[Source code of charts]
-------------------------
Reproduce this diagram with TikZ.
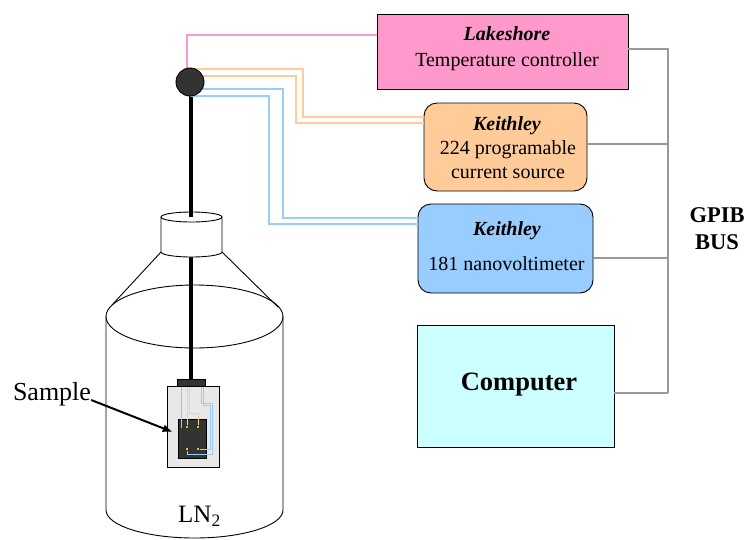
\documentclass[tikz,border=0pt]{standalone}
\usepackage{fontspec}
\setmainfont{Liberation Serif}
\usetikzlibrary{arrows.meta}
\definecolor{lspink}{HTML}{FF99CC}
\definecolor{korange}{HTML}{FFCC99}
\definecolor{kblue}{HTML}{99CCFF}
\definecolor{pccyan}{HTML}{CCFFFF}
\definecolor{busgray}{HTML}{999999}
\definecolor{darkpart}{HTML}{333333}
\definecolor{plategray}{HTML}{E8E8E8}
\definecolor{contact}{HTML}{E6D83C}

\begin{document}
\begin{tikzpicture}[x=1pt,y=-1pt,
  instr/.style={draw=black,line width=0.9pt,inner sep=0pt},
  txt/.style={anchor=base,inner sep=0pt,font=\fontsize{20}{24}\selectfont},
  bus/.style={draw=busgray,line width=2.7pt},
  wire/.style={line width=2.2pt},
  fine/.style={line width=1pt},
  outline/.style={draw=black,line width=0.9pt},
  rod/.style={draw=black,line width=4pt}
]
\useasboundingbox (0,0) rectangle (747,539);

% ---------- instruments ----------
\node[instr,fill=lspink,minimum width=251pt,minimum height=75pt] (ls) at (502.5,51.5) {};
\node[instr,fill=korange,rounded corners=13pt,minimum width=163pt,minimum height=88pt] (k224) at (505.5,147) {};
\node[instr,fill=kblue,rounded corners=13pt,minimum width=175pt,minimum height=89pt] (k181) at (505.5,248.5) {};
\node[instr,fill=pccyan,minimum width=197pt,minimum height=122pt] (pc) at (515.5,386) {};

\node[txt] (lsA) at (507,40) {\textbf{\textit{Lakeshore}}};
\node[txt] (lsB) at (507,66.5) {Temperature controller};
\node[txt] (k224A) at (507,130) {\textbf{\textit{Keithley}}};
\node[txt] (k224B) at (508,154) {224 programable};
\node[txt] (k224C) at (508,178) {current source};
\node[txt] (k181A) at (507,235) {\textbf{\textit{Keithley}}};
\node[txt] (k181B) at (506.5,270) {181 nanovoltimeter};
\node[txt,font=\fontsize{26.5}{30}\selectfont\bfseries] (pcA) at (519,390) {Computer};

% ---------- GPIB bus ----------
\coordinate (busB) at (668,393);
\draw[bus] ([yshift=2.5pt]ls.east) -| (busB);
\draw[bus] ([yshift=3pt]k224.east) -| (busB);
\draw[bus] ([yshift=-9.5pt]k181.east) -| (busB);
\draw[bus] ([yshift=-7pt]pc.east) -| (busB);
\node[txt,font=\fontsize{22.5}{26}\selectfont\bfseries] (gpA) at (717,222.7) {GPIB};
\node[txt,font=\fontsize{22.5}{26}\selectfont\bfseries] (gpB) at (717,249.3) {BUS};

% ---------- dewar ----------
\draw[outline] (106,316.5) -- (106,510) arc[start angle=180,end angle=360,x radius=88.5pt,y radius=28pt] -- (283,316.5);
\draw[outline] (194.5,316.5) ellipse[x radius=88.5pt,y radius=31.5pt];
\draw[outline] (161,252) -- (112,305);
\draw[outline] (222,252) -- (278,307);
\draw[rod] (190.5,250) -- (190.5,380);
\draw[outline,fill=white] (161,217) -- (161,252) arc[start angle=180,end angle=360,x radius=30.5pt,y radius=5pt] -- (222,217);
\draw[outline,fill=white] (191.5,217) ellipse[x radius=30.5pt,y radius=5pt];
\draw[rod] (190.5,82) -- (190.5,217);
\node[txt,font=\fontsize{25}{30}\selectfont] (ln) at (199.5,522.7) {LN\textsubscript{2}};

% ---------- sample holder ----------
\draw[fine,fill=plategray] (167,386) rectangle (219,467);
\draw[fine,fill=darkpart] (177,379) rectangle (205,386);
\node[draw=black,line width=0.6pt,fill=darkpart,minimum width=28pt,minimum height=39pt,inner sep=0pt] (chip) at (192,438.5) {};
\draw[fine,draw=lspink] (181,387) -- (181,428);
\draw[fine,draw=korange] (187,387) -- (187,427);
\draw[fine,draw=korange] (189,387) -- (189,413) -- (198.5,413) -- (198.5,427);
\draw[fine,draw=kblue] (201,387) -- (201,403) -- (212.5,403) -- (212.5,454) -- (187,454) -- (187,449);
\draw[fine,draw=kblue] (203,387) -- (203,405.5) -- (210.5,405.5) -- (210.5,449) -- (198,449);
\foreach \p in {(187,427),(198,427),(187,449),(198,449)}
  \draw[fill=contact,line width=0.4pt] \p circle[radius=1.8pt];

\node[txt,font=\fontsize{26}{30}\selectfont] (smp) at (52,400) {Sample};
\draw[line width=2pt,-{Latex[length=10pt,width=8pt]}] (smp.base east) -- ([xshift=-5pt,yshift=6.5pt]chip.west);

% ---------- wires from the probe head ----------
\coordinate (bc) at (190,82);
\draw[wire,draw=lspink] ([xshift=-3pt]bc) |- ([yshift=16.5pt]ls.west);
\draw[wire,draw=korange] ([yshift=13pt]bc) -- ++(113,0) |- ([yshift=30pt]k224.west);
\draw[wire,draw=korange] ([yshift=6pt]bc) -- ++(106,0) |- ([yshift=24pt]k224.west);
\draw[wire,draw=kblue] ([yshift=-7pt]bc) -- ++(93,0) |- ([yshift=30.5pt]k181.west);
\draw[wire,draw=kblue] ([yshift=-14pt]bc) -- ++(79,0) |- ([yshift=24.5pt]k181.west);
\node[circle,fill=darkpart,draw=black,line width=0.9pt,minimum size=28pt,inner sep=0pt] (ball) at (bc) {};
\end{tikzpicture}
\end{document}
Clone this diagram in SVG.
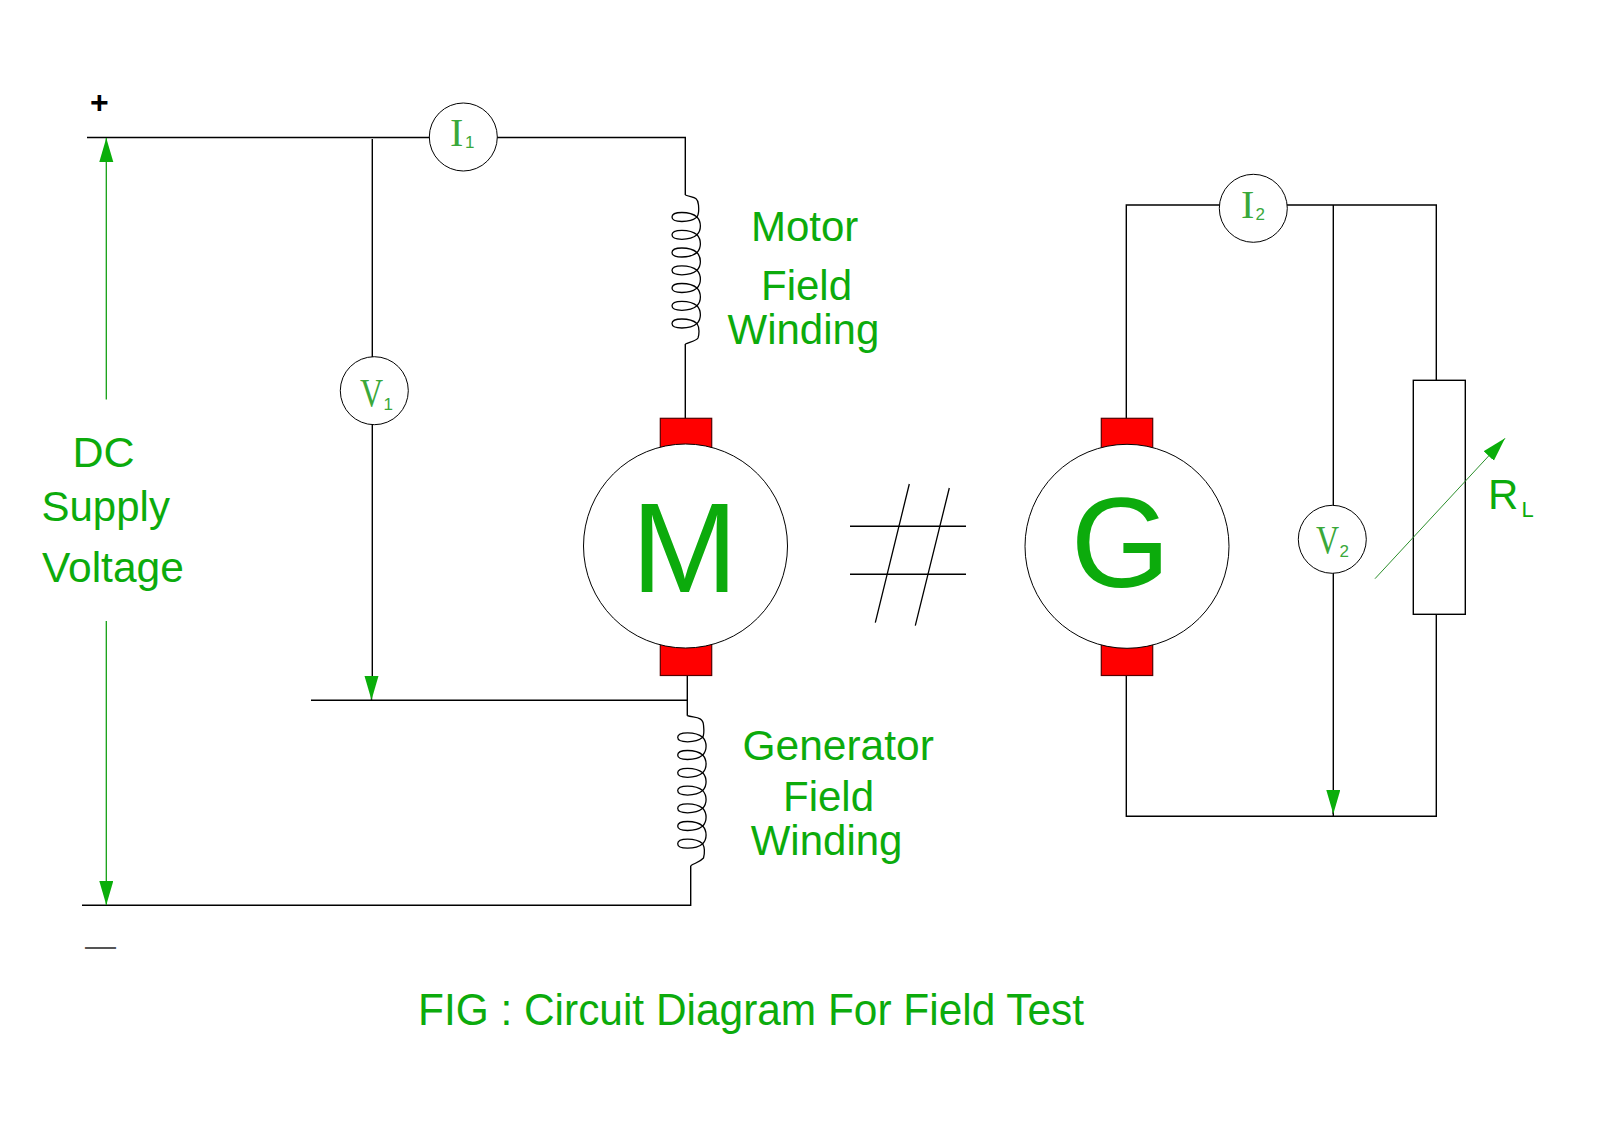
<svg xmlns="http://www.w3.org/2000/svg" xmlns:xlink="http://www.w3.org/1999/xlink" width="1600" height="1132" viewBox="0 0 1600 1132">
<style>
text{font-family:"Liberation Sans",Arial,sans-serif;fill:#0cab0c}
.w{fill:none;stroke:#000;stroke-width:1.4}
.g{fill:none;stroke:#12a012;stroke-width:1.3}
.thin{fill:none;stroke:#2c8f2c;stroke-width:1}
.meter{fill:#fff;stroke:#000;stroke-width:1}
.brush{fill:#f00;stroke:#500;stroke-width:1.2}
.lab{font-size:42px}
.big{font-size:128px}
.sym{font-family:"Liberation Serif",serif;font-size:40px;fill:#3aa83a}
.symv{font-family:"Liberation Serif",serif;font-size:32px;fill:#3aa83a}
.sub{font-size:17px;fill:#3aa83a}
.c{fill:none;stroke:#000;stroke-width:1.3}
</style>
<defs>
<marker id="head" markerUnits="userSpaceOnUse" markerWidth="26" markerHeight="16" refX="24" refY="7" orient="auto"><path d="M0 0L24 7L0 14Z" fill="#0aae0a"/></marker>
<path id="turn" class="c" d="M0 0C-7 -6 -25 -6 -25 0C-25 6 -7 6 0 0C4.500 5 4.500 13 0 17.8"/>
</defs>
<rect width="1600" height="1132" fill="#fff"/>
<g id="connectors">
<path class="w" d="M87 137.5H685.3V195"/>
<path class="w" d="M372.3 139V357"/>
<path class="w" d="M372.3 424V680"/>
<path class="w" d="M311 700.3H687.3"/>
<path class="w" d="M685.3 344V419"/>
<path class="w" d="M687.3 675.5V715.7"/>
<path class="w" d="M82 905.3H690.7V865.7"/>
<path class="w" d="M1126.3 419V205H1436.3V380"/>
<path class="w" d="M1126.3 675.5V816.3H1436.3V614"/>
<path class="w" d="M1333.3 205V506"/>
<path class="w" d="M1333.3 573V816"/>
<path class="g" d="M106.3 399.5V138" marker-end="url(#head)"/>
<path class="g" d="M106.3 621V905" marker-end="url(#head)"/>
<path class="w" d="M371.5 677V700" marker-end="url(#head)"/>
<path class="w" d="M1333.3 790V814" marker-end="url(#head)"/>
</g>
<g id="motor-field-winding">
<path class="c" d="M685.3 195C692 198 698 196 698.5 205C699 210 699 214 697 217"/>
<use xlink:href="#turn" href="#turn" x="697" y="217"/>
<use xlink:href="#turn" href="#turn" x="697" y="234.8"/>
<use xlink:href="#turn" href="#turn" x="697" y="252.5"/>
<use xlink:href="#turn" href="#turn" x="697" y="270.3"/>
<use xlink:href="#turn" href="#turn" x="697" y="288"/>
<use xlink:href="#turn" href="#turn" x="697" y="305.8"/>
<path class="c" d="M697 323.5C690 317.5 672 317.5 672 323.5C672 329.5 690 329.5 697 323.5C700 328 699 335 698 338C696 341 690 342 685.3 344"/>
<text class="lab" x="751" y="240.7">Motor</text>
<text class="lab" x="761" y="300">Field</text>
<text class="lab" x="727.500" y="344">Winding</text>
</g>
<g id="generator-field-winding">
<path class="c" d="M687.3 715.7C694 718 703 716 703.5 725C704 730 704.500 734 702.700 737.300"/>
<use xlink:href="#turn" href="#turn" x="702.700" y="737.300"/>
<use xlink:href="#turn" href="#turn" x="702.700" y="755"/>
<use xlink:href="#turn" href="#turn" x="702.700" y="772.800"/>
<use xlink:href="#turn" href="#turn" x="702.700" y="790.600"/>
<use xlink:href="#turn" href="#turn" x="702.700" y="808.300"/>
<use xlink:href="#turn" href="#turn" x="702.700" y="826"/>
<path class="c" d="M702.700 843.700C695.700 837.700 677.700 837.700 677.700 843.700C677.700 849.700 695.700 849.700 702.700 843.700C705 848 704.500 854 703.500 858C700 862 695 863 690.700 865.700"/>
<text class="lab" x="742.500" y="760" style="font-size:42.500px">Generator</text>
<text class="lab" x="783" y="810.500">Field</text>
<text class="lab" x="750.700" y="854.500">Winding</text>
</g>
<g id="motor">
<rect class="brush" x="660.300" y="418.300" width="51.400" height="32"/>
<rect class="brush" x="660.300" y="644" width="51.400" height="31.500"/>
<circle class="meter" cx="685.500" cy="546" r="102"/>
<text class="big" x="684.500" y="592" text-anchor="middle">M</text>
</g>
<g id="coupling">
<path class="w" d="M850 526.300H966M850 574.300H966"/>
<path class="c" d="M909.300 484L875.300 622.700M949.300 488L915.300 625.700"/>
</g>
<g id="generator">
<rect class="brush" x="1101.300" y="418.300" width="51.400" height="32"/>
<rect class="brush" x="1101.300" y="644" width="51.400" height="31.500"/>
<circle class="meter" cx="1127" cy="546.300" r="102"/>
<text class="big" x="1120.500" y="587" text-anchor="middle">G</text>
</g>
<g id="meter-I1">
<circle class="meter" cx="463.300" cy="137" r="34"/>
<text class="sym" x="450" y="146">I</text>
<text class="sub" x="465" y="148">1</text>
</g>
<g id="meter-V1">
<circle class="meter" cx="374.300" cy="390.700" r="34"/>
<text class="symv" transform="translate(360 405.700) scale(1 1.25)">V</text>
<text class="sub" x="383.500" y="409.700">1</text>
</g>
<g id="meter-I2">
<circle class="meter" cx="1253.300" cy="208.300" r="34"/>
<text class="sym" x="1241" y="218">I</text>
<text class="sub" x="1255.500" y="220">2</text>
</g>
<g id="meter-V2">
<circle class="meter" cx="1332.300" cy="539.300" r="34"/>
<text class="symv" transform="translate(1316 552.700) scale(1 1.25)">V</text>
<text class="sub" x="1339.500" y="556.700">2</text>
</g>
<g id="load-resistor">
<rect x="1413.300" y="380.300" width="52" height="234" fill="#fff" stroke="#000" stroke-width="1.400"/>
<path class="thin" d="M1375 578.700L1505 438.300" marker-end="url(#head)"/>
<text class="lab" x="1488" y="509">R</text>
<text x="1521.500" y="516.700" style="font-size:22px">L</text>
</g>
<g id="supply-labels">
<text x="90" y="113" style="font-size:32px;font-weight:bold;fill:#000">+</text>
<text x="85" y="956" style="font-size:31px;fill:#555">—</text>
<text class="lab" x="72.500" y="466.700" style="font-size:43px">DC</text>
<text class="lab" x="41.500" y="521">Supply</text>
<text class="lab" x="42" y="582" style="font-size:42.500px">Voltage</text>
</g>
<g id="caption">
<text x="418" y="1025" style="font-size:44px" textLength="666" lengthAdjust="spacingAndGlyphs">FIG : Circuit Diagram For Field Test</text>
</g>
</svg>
-------------------------
Every line from the start of the listing above through the line with "(0,0) rectangle (747,539);" should be repeated exactly; skip the pictures and add nothing else.

Reproduce this diagram with TikZ.
\documentclass[tikz,border=0pt]{standalone}
\usepackage{fontspec}
\setmainfont{Liberation Serif}
\usetikzlibrary{arrows.meta}
\definecolor{lspink}{HTML}{FF99CC}
\definecolor{korange}{HTML}{FFCC99}
\definecolor{kblue}{HTML}{99CCFF}
\definecolor{pccyan}{HTML}{CCFFFF}
\definecolor{busgray}{HTML}{999999}
\definecolor{darkpart}{HTML}{333333}
\definecolor{plategray}{HTML}{E8E8E8}
\definecolor{contact}{HTML}{E6D83C}

\begin{document}
\begin{tikzpicture}[x=1pt,y=-1pt,
  instr/.style={draw=black,line width=0.9pt,inner sep=0pt},
  txt/.style={anchor=base,inner sep=0pt,font=\fontsize{20}{24}\selectfont},
  bus/.style={draw=busgray,line width=2.7pt},
  wire/.style={line width=2.2pt},
  fine/.style={line width=1pt},
  outline/.style={draw=black,line width=0.9pt},
  rod/.style={draw=black,line width=4pt}
]
\useasboundingbox (0,0) rectangle (747,539);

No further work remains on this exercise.